EXERCISE REQUIREMENTS:
Transcribe all the entries word for word, skipping the pictures.

-- START OF AVAILABLE RECORDS --

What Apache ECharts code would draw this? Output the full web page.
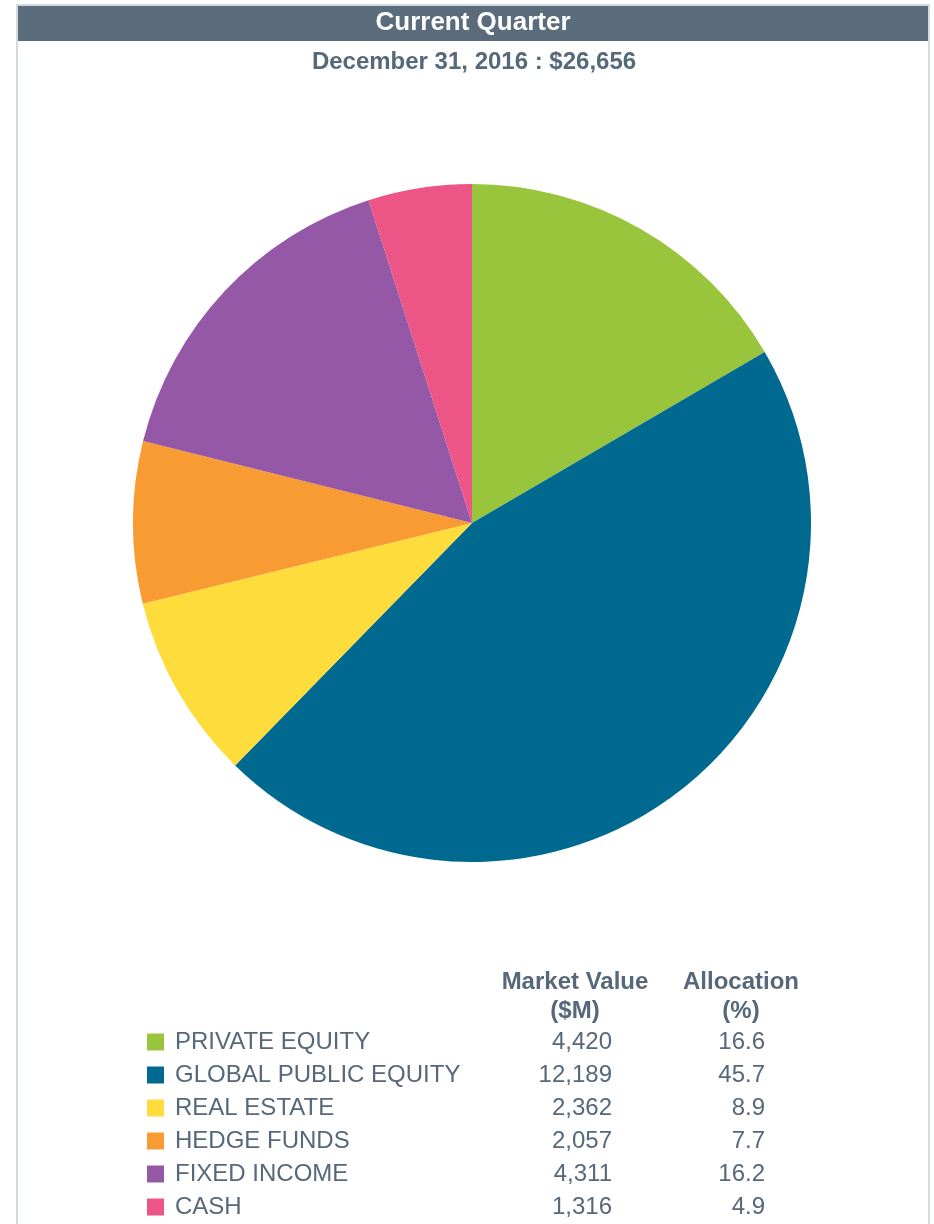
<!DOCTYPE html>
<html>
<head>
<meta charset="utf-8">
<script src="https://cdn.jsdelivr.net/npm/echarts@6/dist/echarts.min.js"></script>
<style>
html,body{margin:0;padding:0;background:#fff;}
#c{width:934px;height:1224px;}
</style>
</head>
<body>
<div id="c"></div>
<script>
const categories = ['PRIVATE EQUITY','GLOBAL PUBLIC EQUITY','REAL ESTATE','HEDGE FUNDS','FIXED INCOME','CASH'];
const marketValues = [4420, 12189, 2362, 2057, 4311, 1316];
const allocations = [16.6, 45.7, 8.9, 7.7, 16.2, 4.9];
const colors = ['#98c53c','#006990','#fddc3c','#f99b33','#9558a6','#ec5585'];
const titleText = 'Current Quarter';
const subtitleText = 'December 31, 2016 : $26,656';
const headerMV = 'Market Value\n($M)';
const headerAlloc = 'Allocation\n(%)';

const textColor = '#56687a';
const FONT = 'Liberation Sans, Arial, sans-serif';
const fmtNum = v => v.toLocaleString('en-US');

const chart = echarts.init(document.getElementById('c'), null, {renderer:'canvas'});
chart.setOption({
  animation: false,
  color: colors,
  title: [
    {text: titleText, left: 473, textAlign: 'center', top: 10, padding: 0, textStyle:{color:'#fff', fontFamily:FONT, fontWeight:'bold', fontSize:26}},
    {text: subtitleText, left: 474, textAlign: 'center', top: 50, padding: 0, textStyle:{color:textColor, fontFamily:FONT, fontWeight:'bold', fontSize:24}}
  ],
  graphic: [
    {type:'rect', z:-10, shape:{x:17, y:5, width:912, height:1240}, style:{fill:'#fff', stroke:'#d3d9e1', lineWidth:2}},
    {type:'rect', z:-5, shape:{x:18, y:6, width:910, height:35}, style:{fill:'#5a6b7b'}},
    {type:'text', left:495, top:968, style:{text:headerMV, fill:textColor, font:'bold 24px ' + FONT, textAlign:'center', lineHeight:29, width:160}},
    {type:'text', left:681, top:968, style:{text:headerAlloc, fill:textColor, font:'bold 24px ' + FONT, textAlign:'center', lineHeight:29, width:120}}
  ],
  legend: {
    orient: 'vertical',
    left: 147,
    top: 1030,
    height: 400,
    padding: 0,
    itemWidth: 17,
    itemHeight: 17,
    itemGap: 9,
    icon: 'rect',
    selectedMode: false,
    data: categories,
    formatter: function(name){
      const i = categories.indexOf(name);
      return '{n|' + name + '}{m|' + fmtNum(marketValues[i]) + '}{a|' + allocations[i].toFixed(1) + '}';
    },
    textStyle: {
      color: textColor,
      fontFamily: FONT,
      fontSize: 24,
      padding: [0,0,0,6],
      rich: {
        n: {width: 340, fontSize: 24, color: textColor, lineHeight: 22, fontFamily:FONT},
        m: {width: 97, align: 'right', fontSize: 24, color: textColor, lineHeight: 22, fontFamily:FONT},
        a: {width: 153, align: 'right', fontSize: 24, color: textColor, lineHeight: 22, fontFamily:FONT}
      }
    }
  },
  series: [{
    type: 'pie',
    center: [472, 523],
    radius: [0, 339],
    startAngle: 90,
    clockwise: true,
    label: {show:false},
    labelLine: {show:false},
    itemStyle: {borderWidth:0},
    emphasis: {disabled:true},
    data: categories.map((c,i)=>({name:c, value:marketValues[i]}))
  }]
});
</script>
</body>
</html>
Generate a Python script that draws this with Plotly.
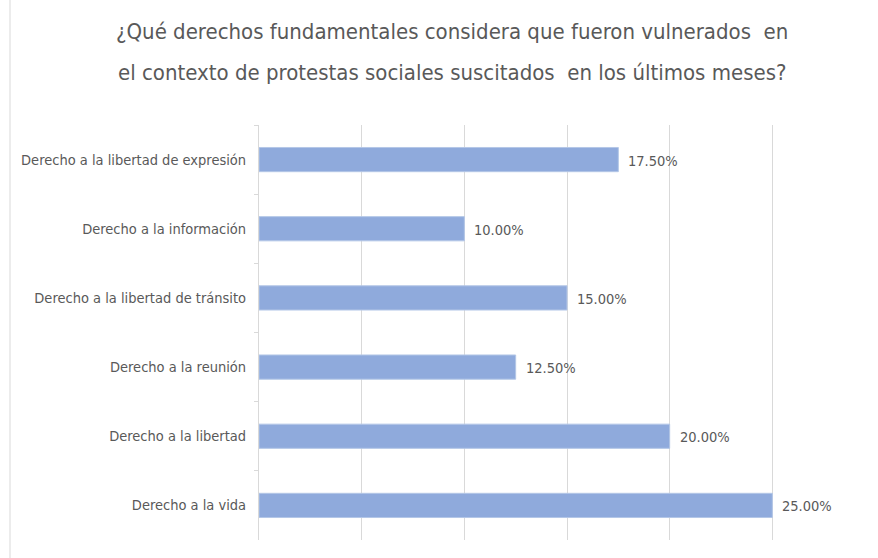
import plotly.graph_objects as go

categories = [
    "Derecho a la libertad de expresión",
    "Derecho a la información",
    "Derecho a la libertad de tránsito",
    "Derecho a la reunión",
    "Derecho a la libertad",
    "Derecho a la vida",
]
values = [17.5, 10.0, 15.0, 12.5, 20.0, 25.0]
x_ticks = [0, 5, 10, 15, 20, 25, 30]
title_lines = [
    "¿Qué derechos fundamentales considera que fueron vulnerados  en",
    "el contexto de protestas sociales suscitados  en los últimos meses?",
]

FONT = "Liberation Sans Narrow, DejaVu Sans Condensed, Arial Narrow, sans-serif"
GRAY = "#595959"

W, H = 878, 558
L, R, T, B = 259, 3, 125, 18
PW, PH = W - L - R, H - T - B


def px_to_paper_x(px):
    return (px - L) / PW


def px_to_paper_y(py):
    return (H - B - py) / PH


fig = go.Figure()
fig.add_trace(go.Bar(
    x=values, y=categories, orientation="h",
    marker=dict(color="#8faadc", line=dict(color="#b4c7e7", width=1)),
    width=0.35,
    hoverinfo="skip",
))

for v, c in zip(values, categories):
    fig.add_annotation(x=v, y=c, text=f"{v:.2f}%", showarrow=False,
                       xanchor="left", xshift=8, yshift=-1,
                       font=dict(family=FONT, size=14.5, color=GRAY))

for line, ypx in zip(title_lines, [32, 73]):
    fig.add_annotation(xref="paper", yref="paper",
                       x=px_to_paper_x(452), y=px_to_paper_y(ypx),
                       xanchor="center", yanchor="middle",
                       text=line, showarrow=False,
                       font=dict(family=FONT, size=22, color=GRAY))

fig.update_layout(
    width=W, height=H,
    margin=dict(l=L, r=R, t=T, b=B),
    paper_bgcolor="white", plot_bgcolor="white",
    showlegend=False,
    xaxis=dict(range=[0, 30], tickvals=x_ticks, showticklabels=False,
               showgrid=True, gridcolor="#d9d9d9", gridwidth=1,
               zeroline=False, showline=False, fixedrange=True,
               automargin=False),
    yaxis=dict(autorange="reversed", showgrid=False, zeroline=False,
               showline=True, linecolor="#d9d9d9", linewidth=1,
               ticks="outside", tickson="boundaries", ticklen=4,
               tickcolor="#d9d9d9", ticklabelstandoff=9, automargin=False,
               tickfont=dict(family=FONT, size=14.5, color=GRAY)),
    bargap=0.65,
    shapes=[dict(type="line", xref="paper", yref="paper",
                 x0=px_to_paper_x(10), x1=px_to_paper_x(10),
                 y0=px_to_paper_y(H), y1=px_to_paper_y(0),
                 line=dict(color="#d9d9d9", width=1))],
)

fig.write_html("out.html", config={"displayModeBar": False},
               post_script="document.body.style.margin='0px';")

-- END OF AVAILABLE RECORDS --

THE RESPONSE:
What Apache ECharts code would draw this? Output the full web page.
<!DOCTYPE html>
<html>
<head>
<meta charset="utf-8">
<script src="https://cdn.jsdelivr.net/npm/echarts@6/dist/echarts.min.js"></script>
<style>
html,body{margin:0;padding:0;background:#fff;}
#c{width:934px;height:1224px;}
</style>
</head>
<body>
<div id="c"></div>
<script>
const categories = ['PRIVATE EQUITY','GLOBAL PUBLIC EQUITY','REAL ESTATE','HEDGE FUNDS','FIXED INCOME','CASH'];
const marketValues = [4420, 12189, 2362, 2057, 4311, 1316];
const allocations = [16.6, 45.7, 8.9, 7.7, 16.2, 4.9];
const colors = ['#98c53c','#006990','#fddc3c','#f99b33','#9558a6','#ec5585'];
const titleText = 'Current Quarter';
const subtitleText = 'December 31, 2016 : $26,656';
const headerMV = 'Market Value\n($M)';
const headerAlloc = 'Allocation\n(%)';

const textColor = '#56687a';
const FONT = 'Liberation Sans, Arial, sans-serif';
const fmtNum = v => v.toLocaleString('en-US');

const chart = echarts.init(document.getElementById('c'), null, {renderer:'canvas'});
chart.setOption({
  animation: false,
  color: colors,
  title: [
    {text: titleText, left: 473, textAlign: 'center', top: 10, padding: 0, textStyle:{color:'#fff', fontFamily:FONT, fontWeight:'bold', fontSize:26}},
    {text: subtitleText, left: 474, textAlign: 'center', top: 50, padding: 0, textStyle:{color:textColor, fontFamily:FONT, fontWeight:'bold', fontSize:24}}
  ],
  graphic: [
    {type:'rect', z:-10, shape:{x:17, y:5, width:912, height:1240}, style:{fill:'#fff', stroke:'#d3d9e1', lineWidth:2}},
    {type:'rect', z:-5, shape:{x:18, y:6, width:910, height:35}, style:{fill:'#5a6b7b'}},
    {type:'text', left:495, top:968, style:{text:headerMV, fill:textColor, font:'bold 24px ' + FONT, textAlign:'center', lineHeight:29, width:160}},
    {type:'text', left:681, top:968, style:{text:headerAlloc, fill:textColor, font:'bold 24px ' + FONT, textAlign:'center', lineHeight:29, width:120}}
  ],
  legend: {
    orient: 'vertical',
    left: 147,
    top: 1030,
    height: 400,
    padding: 0,
    itemWidth: 17,
    itemHeight: 17,
    itemGap: 9,
    icon: 'rect',
    selectedMode: false,
    data: categories,
    formatter: function(name){
      const i = categories.indexOf(name);
      return '{n|' + name + '}{m|' + fmtNum(marketValues[i]) + '}{a|' + allocations[i].toFixed(1) + '}';
    },
    textStyle: {
      color: textColor,
      fontFamily: FONT,
      fontSize: 24,
      padding: [0,0,0,6],
      rich: {
        n: {width: 340, fontSize: 24, color: textColor, lineHeight: 22, fontFamily:FONT},
        m: {width: 97, align: 'right', fontSize: 24, color: textColor, lineHeight: 22, fontFamily:FONT},
        a: {width: 153, align: 'right', fontSize: 24, color: textColor, lineHeight: 22, fontFamily:FONT}
      }
    }
  },
  series: [{
    type: 'pie',
    center: [472, 523],
    radius: [0, 339],
    startAngle: 90,
    clockwise: true,
    label: {show:false},
    labelLine: {show:false},
    itemStyle: {borderWidth:0},
    emphasis: {disabled:true},
    data: categories.map((c,i)=>({name:c, value:marketValues[i]}))
  }]
});
</script>
</body>
</html>
Generate a Python script that draws this with Plotly.
import plotly.graph_objects as go

categories = [
    "Derecho a la libertad de expresión",
    "Derecho a la información",
    "Derecho a la libertad de tránsito",
    "Derecho a la reunión",
    "Derecho a la libertad",
    "Derecho a la vida",
]
values = [17.5, 10.0, 15.0, 12.5, 20.0, 25.0]
x_ticks = [0, 5, 10, 15, 20, 25, 30]
title_lines = [
    "¿Qué derechos fundamentales considera que fueron vulnerados  en",
    "el contexto de protestas sociales suscitados  en los últimos meses?",
]

FONT = "Liberation Sans Narrow, DejaVu Sans Condensed, Arial Narrow, sans-serif"
GRAY = "#595959"

W, H = 878, 558
L, R, T, B = 259, 3, 125, 18
PW, PH = W - L - R, H - T - B


def px_to_paper_x(px):
    return (px - L) / PW


def px_to_paper_y(py):
    return (H - B - py) / PH


fig = go.Figure()
fig.add_trace(go.Bar(
    x=values, y=categories, orientation="h",
    marker=dict(color="#8faadc", line=dict(color="#b4c7e7", width=1)),
    width=0.35,
    hoverinfo="skip",
))

for v, c in zip(values, categories):
    fig.add_annotation(x=v, y=c, text=f"{v:.2f}%", showarrow=False,
                       xanchor="left", xshift=8, yshift=-1,
                       font=dict(family=FONT, size=14.5, color=GRAY))

for line, ypx in zip(title_lines, [32, 73]):
    fig.add_annotation(xref="paper", yref="paper",
                       x=px_to_paper_x(452), y=px_to_paper_y(ypx),
                       xanchor="center", yanchor="middle",
                       text=line, showarrow=False,
                       font=dict(family=FONT, size=22, color=GRAY))

fig.update_layout(
    width=W, height=H,
    margin=dict(l=L, r=R, t=T, b=B),
    paper_bgcolor="white", plot_bgcolor="white",
    showlegend=False,
    xaxis=dict(range=[0, 30], tickvals=x_ticks, showticklabels=False,
               showgrid=True, gridcolor="#d9d9d9", gridwidth=1,
               zeroline=False, showline=False, fixedrange=True,
               automargin=False),
    yaxis=dict(autorange="reversed", showgrid=False, zeroline=False,
               showline=True, linecolor="#d9d9d9", linewidth=1,
               ticks="outside", tickson="boundaries", ticklen=4,
               tickcolor="#d9d9d9", ticklabelstandoff=9, automargin=False,
               tickfont=dict(family=FONT, size=14.5, color=GRAY)),
    bargap=0.65,
    shapes=[dict(type="line", xref="paper", yref="paper",
                 x0=px_to_paper_x(10), x1=px_to_paper_x(10),
                 y0=px_to_paper_y(H), y1=px_to_paper_y(0),
                 line=dict(color="#d9d9d9", width=1))],
)

fig.write_html("out.html", config={"displayModeBar": False},
               post_script="document.body.style.margin='0px';")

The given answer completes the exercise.